What is expected —
Report how many lines of these entries hold the string "this"; reply with the number alone.

Source records —

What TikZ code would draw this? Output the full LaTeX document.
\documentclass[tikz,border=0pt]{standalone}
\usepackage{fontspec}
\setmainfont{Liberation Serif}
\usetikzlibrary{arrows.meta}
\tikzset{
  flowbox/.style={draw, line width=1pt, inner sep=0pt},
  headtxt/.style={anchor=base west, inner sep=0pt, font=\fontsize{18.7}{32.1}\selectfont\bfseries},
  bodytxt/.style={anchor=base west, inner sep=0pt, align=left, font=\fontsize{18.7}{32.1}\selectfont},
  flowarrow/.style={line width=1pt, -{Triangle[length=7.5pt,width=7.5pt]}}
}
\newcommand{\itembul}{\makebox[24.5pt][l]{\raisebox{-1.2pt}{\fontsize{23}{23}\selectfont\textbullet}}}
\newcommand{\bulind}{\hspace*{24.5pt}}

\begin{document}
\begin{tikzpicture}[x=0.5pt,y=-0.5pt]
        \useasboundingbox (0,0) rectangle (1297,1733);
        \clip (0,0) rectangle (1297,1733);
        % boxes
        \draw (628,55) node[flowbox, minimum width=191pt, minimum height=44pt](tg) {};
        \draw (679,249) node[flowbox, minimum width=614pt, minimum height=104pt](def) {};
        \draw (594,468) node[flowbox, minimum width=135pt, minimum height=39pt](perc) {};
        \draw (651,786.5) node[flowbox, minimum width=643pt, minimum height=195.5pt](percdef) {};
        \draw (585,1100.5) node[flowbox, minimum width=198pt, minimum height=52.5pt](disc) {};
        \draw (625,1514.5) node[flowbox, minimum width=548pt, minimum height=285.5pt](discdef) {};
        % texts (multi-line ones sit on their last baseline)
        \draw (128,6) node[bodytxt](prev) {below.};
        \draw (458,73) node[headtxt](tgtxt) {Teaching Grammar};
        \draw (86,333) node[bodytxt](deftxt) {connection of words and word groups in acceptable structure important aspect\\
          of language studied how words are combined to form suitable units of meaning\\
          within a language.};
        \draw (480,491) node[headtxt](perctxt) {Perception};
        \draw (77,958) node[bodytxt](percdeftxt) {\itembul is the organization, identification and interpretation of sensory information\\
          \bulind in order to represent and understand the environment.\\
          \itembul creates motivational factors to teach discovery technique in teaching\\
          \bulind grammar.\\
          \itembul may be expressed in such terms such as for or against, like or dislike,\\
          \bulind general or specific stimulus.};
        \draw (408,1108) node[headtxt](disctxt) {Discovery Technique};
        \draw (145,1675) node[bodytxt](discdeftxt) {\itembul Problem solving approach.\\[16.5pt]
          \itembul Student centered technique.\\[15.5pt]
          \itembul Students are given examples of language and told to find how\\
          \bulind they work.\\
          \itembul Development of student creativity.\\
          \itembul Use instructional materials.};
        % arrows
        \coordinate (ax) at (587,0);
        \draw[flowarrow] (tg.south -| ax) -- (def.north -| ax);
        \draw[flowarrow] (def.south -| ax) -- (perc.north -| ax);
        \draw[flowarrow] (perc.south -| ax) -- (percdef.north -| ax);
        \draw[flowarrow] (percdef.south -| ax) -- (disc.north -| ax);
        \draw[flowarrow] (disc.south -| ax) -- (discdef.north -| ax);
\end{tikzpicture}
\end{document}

...

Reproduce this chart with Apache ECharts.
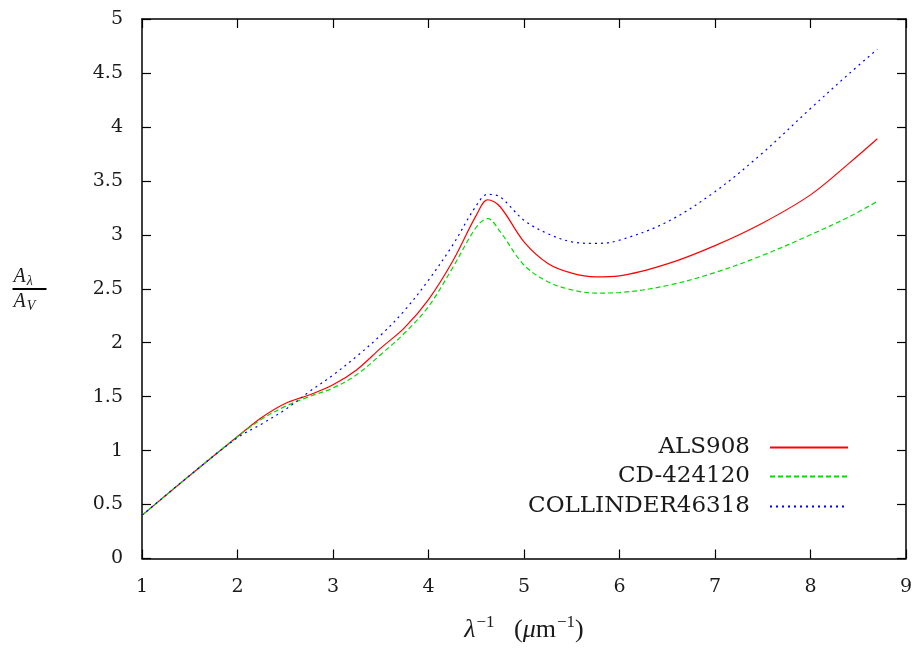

Task result —
2